BigRep adds continuous carbon fiber to IPSO 105, promises 20x stronger parts
Continuous carbon fiber has reached BigRep’s IPSO 105, with the companies claiming parts up to 20 times stronger than unreinforced thermoplastics.
What does “20x stronger” mean when the part is a meter-scale print, not a lab coupon? In BigRep’s latest move, it means continuous carbon fiber is now part of the IPSO 105 workflow, turning a large-format thermoplastic platform into a reinforced composite system aimed at real tooling and functional parts.
BigRep and Endless Industries announced their long-term global technology partnership on April 30, 2026, after two years of joint development. The integrated setup brings Endless Industries’ continuous fiber system into the BigRep IPSO 105, with the companies saying the combination can deliver parts with up to 20 times the strength of unreinforced thermoplastics while staying below the cost of traditional automated fiber placement systems.

That cost argument matters because the IPSO 105 was already built for demanding industrial work. BigRep launched the machine on May 28, 2024, as a 105-liter system with a 400 x 600 x 440 mm build volume, a chamber that reaches 100°C, a print bed that reaches 180°C and DSX extruders that can process high-performance materials up to 450°C. BigRep has positioned it for tooling and industrial functional parts, and that makes it a natural base for a reinforced-composite workflow rather than a general-purpose desktop machine.
The clearest proof point is already on BigRep’s product page: a custom leg prosthesis made with continuous carbon fiber on an IPSO 105 modified by Endless Industries. BigRep says the setup supports patient-specific digital production and cuts purchased parts and manual work, which is exactly the sort of shift that matters when the question is not only strength, but how many steps stand between a prototype and something that can be put to work.

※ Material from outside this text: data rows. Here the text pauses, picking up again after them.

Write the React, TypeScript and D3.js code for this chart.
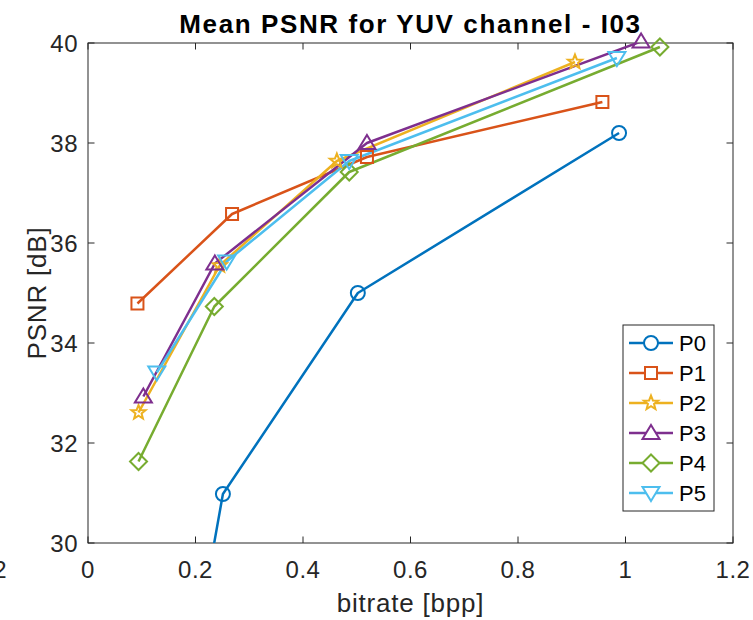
import React from "react";
import * as d3 from "d3";

// series names and MATLAB default colours
const seriesNames = ["P0", "P1", "P2", "P3", "P4", "P5"];
const seriesColors = ["#0072BD", "#D95319", "#EDB120", "#7E2F8E", "#77AC30", "#4DBEEE"];
const seriesMarkers = ["circle", "square", "star", "triUp", "diamond", "triDown"];

// bitrate [bpp] per series
const bitrateP0 = [0.205, 0.251, 0.502, 0.988];
const bitrateP1 = [0.092, 0.268, 0.519, 0.957];
const bitrateP2 = [0.094, 0.245, 0.463, 0.906];
const bitrateP3 = [0.103, 0.236, 0.519, 1.029];
const bitrateP4 = [0.094, 0.235, 0.486, 1.064];
const bitrateP5 = [0.128, 0.258, 0.486, 0.984];

// PSNR [dB] per series
const psnrP0 = [28.2, 30.98, 35.0, 38.2];
const psnrP1 = [34.79, 36.58, 37.72, 38.82];
const psnrP2 = [32.61, 35.55, 37.64, 39.62];
const psnrP3 = [32.93, 35.59, 38.0, 40.03];
const psnrP4 = [31.63, 34.73, 37.42, 39.92];
const psnrP5 = [33.41, 35.63, 37.64, 39.7];

const xTicks = [0, 0.2, 0.4, 0.6, 0.8, 1, 1.2];
const yTicks = [30, 32, 34, 36, 38, 40];

const bitrates = [bitrateP0, bitrateP1, bitrateP2, bitrateP3, bitrateP4, bitrateP5];
const psnrs = [psnrP0, psnrP1, psnrP2, psnrP3, psnrP4, psnrP5];

const W = 753;
const H = 620;
const margin = { top: 43, right: 20, bottom: 77, left: 88 };
const font = "'Liberation Sans', Arial, Helvetica, sans-serif";
const axisColor = "#262626";

function markerPath(kind: string): string {
  switch (kind) {
    case "circle":
      return "M7,0A7,7 0 1,1 -7,0A7,7 0 1,1 7,0Z";
    case "square":
      return "M-6,-6H6V6H-6Z";
    case "diamond":
      return "M0,-8.5L8.5,0L0,8.5L-8.5,0Z";
    case "triUp":
      return "M0,-8L8.5,6L-8.5,6Z";
    case "triDown":
      return "M0,8L8.5,-6L-8.5,-6Z";
    case "star": {
      const pts: string[] = [];
      for (let i = 0; i < 10; i++) {
        const r = i % 2 === 0 ? 7.5 : 3.2;
        const a = -Math.PI / 2 + (i * Math.PI) / 5;
        pts.push(`${(r * Math.cos(a)).toFixed(2)},${(r * Math.sin(a)).toFixed(2)}`);
      }
      return "M" + pts.join("L") + "Z";
    }
  }
  return "";
}

const App: React.FC = () => {
  const x = d3.scaleLinear().domain([0, 1.2]).range([margin.left, W - margin.right]);
  const y = d3.scaleLinear().domain([30, 40]).range([H - margin.bottom, margin.top]);
  const x0 = x.range()[0];
  const x1 = x.range()[1];
  const y0 = y.range()[0];
  const y1 = y.range()[1];

  const line = d3
    .line<[number, number]>()
    .x((d) => x(d[0]))
    .y((d) => y(d[1]));

  const fmt = (v: number) => (v === 0 || v === 1 ? String(v) : v.toFixed(1));

  const legendX = 623;
  const legendY = 325;
  const legendRow = 30;

  return (
    <div style={{ position: "fixed", left: 0, top: 0 }}>
      <svg width={W} height={H} style={{ display: "block", background: "#fff" }} fontFamily={font}>
        <defs>
          <clipPath id="plot-clip">
            <rect x={x0} y={y1} width={x1 - x0} height={y0 - y1} />
          </clipPath>
        </defs>

        {/* neighbouring subplot's last tick label, cut at the figure edge */}
        <text x={7} y={578} textAnchor="end" fontSize={24} letterSpacing={0.5} fill={axisColor}>
          1.2
        </text>

        {/* axes box */}
        <rect x={x0} y={y1} width={x1 - x0} height={y0 - y1} fill="none" stroke={axisColor} strokeWidth={1} />

        {xTicks.map((t) => (
          <g key={"x" + t}>
            <line x1={x(t)} x2={x(t)} y1={y0} y2={y0 - 6.5} stroke={axisColor} />
            <line x1={x(t)} x2={x(t)} y1={y1} y2={y1 + 6.5} stroke={axisColor} />
            <text x={x(t)} y={578} textAnchor="middle" fontSize={24} letterSpacing={0.5} fill={axisColor}>
              {fmt(t)}
            </text>
          </g>
        ))}
        {yTicks.map((t) => (
          <g key={"y" + t}>
            <line x1={x0} x2={x0 + 6.5} y1={y(t)} y2={y(t)} stroke={axisColor} />
            <line x1={x1} x2={x1 - 6.5} y1={y(t)} y2={y(t)} stroke={axisColor} />
            <text x={78} y={y(t) + 8.5} textAnchor="end" fontSize={24} letterSpacing={0.5} fill={axisColor}>
              {t}
            </text>
          </g>
        ))}

        {/* series lines */}
        <g clipPath="url(#plot-clip)">
          {seriesNames.map((name, i) => (
            <path
              key={name}
              d={line(bitrates[i].map((b, j) => [b, psnrs[i][j]] as [number, number])) || ""}
              fill="none"
              stroke={seriesColors[i]}
              strokeWidth={2.5}
              strokeLinejoin="round"
            />
          ))}
        </g>

        {/* series markers */}
        {seriesNames.map((name, i) =>
          bitrates[i].map((b, j) =>
            psnrs[i][j] < 30 ? null : (
              <path
                key={name + j}
                transform={`translate(${x(b)},${y(psnrs[i][j])})`}
                d={markerPath(seriesMarkers[i])}
                fill="none"
                stroke={seriesColors[i]}
                strokeWidth={2}
              />
            )
          )
        )}

        {/* title and axis labels */}
        <text
          x={(x0 + x1) / 2}
          y={33}
          textAnchor="middle"
          fontSize={26}
          letterSpacing={1.6}
          fontWeight="bold"
          fill="#000"
        >
          Mean PSNR for YUV channel - I03
        </text>
        <text x={(x0 + x1) / 2} y={612} textAnchor="middle" fontSize={26} letterSpacing={0.8} fill={axisColor}>
          bitrate [bpp]
        </text>
        <text
          transform={`translate(46,${(y0 + y1) / 2}) rotate(-90)`}
          textAnchor="middle"
          fontSize={26}
          letterSpacing={0.8}
          fill={axisColor}
        >
          PSNR [dB]
        </text>

        {/* legend */}
        <rect
          x={legendX}
          y={legendY}
          width={91}
          height={186}
          fill="#fff"
          stroke={axisColor}
          strokeWidth={1}
        />
        {seriesNames.map((name, i) => {
          const ly = legendY + 18 + i * legendRow;
          return (
            <g key={"leg" + name}>
              <line x1={629} x2={673} y1={ly} y2={ly} stroke={seriesColors[i]} strokeWidth={2.5} />
              <path
                transform={`translate(651,${ly})`}
                d={markerPath(seriesMarkers[i])}
                fill="#fff"
                stroke={seriesColors[i]}
                strokeWidth={2}
              />
              <text x={679} y={ly + 8} fontSize={22} fill="#000">
                {name}
              </text>
            </g>
          );
        })}
      </svg>
    </div>
  );
};

export default App;
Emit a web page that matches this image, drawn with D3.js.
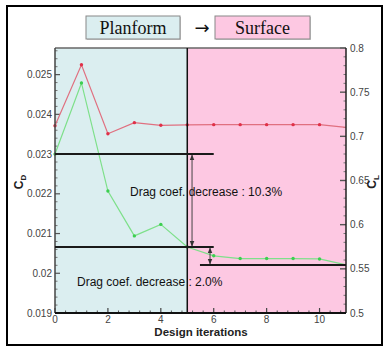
<!DOCTYPE html>
<html>
<head>
<meta charset="utf-8">
<script src="https://cdn.jsdelivr.net/npm/d3@7"></script>
<style>
  html, body { margin: 0; padding: 0; background: #fff; }
  svg { display: block; }
</style>
</head>
<body>
<svg id="chart" width="387" height="349"></svg>
<script>
// Design iteration history: drag coefficient (left axis) and lift coefficient (right axis)
const iterations = [0, 1, 2, 3, 4, 5, 6, 7, 8, 9, 10, 11];
const cdValues = [0.0230, 0.02479, 0.02207, 0.02094, 0.02123, 0.02066, 0.02044, 0.02037, 0.02037, 0.02037, 0.02036, 0.02021];
const clValues = [0.712, 0.781, 0.703, 0.7155, 0.7125, 0.713, 0.7132, 0.7132, 0.7132, 0.7132, 0.7132, 0.7102];

const phaseNames = ["Planform", "Surface"];
const phaseBreak = 5;

const xTicks = [0, 2, 4, 6, 8, 10];
const cdTicks = [0.019, 0.020, 0.021, 0.022, 0.023, 0.024, 0.025];
const cdTickLabels = ["0.019", "0.02", "0.021", "0.022", "0.023", "0.024", "0.025"];
const clTicks = [0.5, 0.55, 0.6, 0.65, 0.7, 0.75, 0.8];
const clTickLabels = ["0.5", "0.55", "0.6", "0.65", "0.7", "0.75", "0.8"];

// Drag reduction annotations
const dragLevels = [0.0230, 0.02066, 0.02021];
const dragNotes = ["Drag coef. decrease : 10.3%", "Drag coef. decrease : 2.0%"];

const svg = d3.select("#chart");
const L = 55, R = 346, T = 48, B = 313;

const x = d3.scaleLinear().domain([0, 11]).range([L, R]);
const yCd = d3.scaleLinear().domain([0.019, 0.02567]).range([B, T]);
const yCl = d3.scaleLinear().domain([0.5, 0.8]).range([B, T]);

// outer frame
svg.append("rect").attr("x", 7).attr("y", 6).attr("width", 375).attr("height", 339)
  .attr("fill", "#fff").attr("stroke", "#000").attr("stroke-width", 2);

// phase backgrounds
svg.append("rect").attr("x", x(0)).attr("y", T).attr("width", x(phaseBreak) - x(0)).attr("height", B - T)
  .attr("fill", "#dbeef0");
svg.append("rect").attr("x", x(phaseBreak)).attr("y", T).attr("width", x(11) - x(phaseBreak)).attr("height", B - T)
  .attr("fill", "#fdc8e2");

// phase title boxes
const boxes = [{ x0: 86, x1: 180, fill: "#dbeef0" }, { x0: 215, x1: 310, fill: "#fdc8e2" }];
boxes.forEach((b, i) => {
  svg.append("rect").attr("x", b.x0 + 1).attr("y", 17).attr("width", b.x1 - b.x0).attr("height", 23)
    .attr("fill", "#999").attr("opacity", 0.5);
  svg.append("rect").attr("x", b.x0).attr("y", 16).attr("width", b.x1 - b.x0).attr("height", 23)
    .attr("fill", b.fill).attr("stroke", "#888").attr("stroke-width", 1);
  svg.append("text").attr("x", (b.x0 + b.x1) / 2).attr("y", 34)
    .attr("text-anchor", "middle").attr("font-family", "Liberation Serif, Times New Roman, serif")
    .attr("font-size", 18).attr("fill", "#111").text(phaseNames[i]);
});
svg.append("text").attr("x", 202).attr("y", 34).attr("text-anchor", "middle")
  .attr("font-family", "DejaVu Sans, sans-serif").attr("font-size", 18)
  .attr("fill", "#111").text("\u2192");

// axes with inward ticks
const font = "Liberation Sans, Arial, sans-serif";
function minorTicks(majors, n) {
  const out = [];
  for (let i = 0; i < majors.length - 1; i++) {
    const s = (majors[i + 1] - majors[i]) / n;
    for (let k = 1; k < n; k++) out.push(majors[i] + k * s);
  }
  return out;
}

const gAxes = svg.append("g");
// bottom axis
const xMinor = minorTicks([0, 2, 4, 6, 8, 10, 12], 5).filter(v => v < 11);
gAxes.selectAll(".xmin").data(xMinor).enter().append("line")
  .attr("x1", d => x(d)).attr("x2", d => x(d)).attr("y1", B).attr("y2", B - 2.5)
  .attr("stroke", "#555").attr("stroke-width", 1);
gAxes.selectAll(".xmaj").data(xTicks).enter().append("line")
  .attr("x1", d => x(d)).attr("x2", d => x(d)).attr("y1", B).attr("y2", B - 5)
  .attr("stroke", "#444").attr("stroke-width", 1.2);
gAxes.selectAll(".xlab").data(xTicks).enter().append("text")
  .attr("x", d => x(d)).attr("y", B + 10).attr("text-anchor", "middle")
  .attr("font-family", font).attr("font-size", 10).attr("fill", "#444").text(d => d);

// left axis
const cdMinor = minorTicks(cdTicks.concat([0.026]), 5).filter(v => v < 0.02567);
gAxes.selectAll(".lmin").data(cdMinor).enter().append("line")
  .attr("x1", L).attr("x2", L + 2.5).attr("y1", d => yCd(d)).attr("y2", d => yCd(d))
  .attr("stroke", "#777").attr("stroke-width", 1);
gAxes.selectAll(".lmaj").data(cdTicks).enter().append("line")
  .attr("x1", L).attr("x2", L + 5).attr("y1", d => yCd(d)).attr("y2", d => yCd(d))
  .attr("stroke", "#555").attr("stroke-width", 1.2);
gAxes.selectAll(".llab").data(cdTicks).enter().append("text")
  .attr("x", L - 3).attr("y", d => yCd(d) + 3.5).attr("text-anchor", "end")
  .attr("font-family", font).attr("font-size", 10).attr("fill", "#444")
  .text((d, i) => cdTickLabels[i]);

// right axis
const clMinor = minorTicks(clTicks, 5);
gAxes.selectAll(".rmin").data(clMinor).enter().append("line")
  .attr("x1", R).attr("x2", R - 2.5).attr("y1", d => yCl(d)).attr("y2", d => yCl(d))
  .attr("stroke", "#777").attr("stroke-width", 1);
gAxes.selectAll(".rmaj").data(clTicks).enter().append("line")
  .attr("x1", R).attr("x2", R - 6).attr("y1", d => yCl(d)).attr("y2", d => yCl(d))
  .attr("stroke", "#555").attr("stroke-width", 1.4);
gAxes.selectAll(".rlab").data(clTicks).enter().append("text")
  .attr("x", R + 4).attr("y", d => yCl(d) + 3.5).attr("text-anchor", "start")
  .attr("font-family", font).attr("font-size", 10).attr("fill", "#444")
  .text((d, i) => clTickLabels[i]);

// data lines
const lineCd = d3.line().x((d, i) => x(iterations[i])).y(d => yCd(d));
const lineCl = d3.line().x((d, i) => x(iterations[i])).y(d => yCl(d));
svg.append("path").attr("d", lineCl(clValues)).attr("fill", "none")
  .attr("stroke", "#e07080").attr("stroke-width", 1.2);
svg.append("path").attr("d", lineCd(cdValues)).attr("fill", "none")
  .attr("stroke", "#7ee08a").attr("stroke-width", 1.2);
svg.selectAll(".clpt").data(clValues.slice(0, 11)).enter().append("circle")
  .attr("cx", (d, i) => x(iterations[i])).attr("cy", d => yCl(d)).attr("r", 1.7)
  .attr("fill", "#e03048");
svg.selectAll(".cdpt").data(cdValues.slice(0, 11)).enter().append("circle")
  .attr("cx", (d, i) => x(iterations[i])).attr("cy", d => yCd(d)).attr("r", 1.7)
  .attr("fill", "#3ccf50");

// plot frame
svg.append("line").attr("x1", L).attr("x2", R).attr("y1", T).attr("y2", T).attr("stroke", "#666").attr("stroke-width", 1.5);
svg.append("line").attr("x1", L).attr("x2", L).attr("y1", T).attr("y2", B).attr("stroke", "#444").attr("stroke-width", 1.5);
svg.append("line").attr("x1", R).attr("x2", R).attr("y1", T).attr("y2", B).attr("stroke", "#222").attr("stroke-width", 1.5);
svg.append("line").attr("x1", L).attr("x2", R).attr("y1", B).attr("y2", B).attr("stroke", "#111").attr("stroke-width", 2);
svg.append("line").attr("x1", x(phaseBreak)).attr("x2", x(phaseBreak)).attr("y1", T).attr("y2", B)
  .attr("stroke", "#111").attr("stroke-width", 1.5);

// annotation guide lines
const guides = [
  { v: dragLevels[0], a: 0, b: 6 },
  { v: dragLevels[1], a: 0, b: 6 },
  { v: dragLevels[2], a: 5.48, b: 11 }
];
svg.selectAll(".guide").data(guides).enter().append("line")
  .attr("x1", d => x(d.a)).attr("x2", d => x(d.b))
  .attr("y1", d => yCd(d.v)).attr("y2", d => yCd(d.v))
  .attr("stroke", "#1a1a1a").attr("stroke-width", 2);

// double-headed arrows
const defs = svg.append("defs");
defs.append("marker").attr("id", "ah").attr("viewBox", "0 0 10 10").attr("refX", 9).attr("refY", 5)
  .attr("markerWidth", 6).attr("markerHeight", 6).attr("orient", "auto-start-reverse")
  .append("path").attr("d", "M0,1 L10,5 L0,9 Z").attr("fill", "#333");
const arrows = [
  { xv: 5.18, v0: dragLevels[0], v1: dragLevels[1] },
  { xv: 5.86, v0: dragLevels[1], v1: dragLevels[2] }
];
svg.selectAll(".arr").data(arrows).enter().append("line")
  .attr("x1", d => x(d.xv)).attr("x2", d => x(d.xv))
  .attr("y1", d => yCd(d.v0) + 1).attr("y2", d => yCd(d.v1) - 1)
  .attr("stroke", "#444").attr("stroke-width", 1)
  .attr("marker-start", "url(#ah)").attr("marker-end", "url(#ah)");

// annotation text
svg.append("text").attr("x", 130).attr("y", 196).attr("font-family", font).attr("font-size", 12)
  .attr("fill", "#111").text(dragNotes[0]);
svg.append("text").attr("x", 77).attr("y", 286).attr("font-family", font).attr("font-size", 12)
  .attr("fill", "#111").text(dragNotes[1]);

// axis titles
svg.append("text").attr("x", 201).attr("y", 336).attr("text-anchor", "middle")
  .attr("font-family", font).attr("font-size", 11.5).attr("font-weight", "bold")
  .attr("fill", "#222").text("Design iterations");

function axisTitle(cx, cy, main, sub) {
  const t = svg.append("text").attr("transform", `translate(${cx},${cy}) rotate(-90)`)
    .attr("text-anchor", "middle").attr("font-family", font).attr("font-weight", "bold")
    .attr("font-size", 12).attr("fill", "#222");
  t.append("tspan").text(main);
  t.append("tspan").attr("font-size", 8).attr("dy", 3).text(sub);
}
axisTitle(23, 182, "C", "D");
axisTitle(376, 182, "C", "L");
</script>
</body>
</html>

Endless Industries describes itself as a builder of automated carbon fiber manufacturing systems for high-performance composite parts, and says its technology can cut development cycles from years to weeks. The company also showed its Endless ONE medium-scale continuous fiber printer at Formnext 2024, with a 600 x 400 x 440 mm build volume, underscoring how aggressively it is pushing continuous-fiber production closer to mainstream additive workflows.

For large-format printing, the significance is straightforward: once reinforcement is integrated into the machine instead of treated as a separate process, bigger parts do not have to trade away usable strength so quickly. BigRep is not just making larger prints here. It is trying to make large prints strong enough to leave the prototype lane and compete with conventional composite manufacturing on cost, repeatability and real-world use.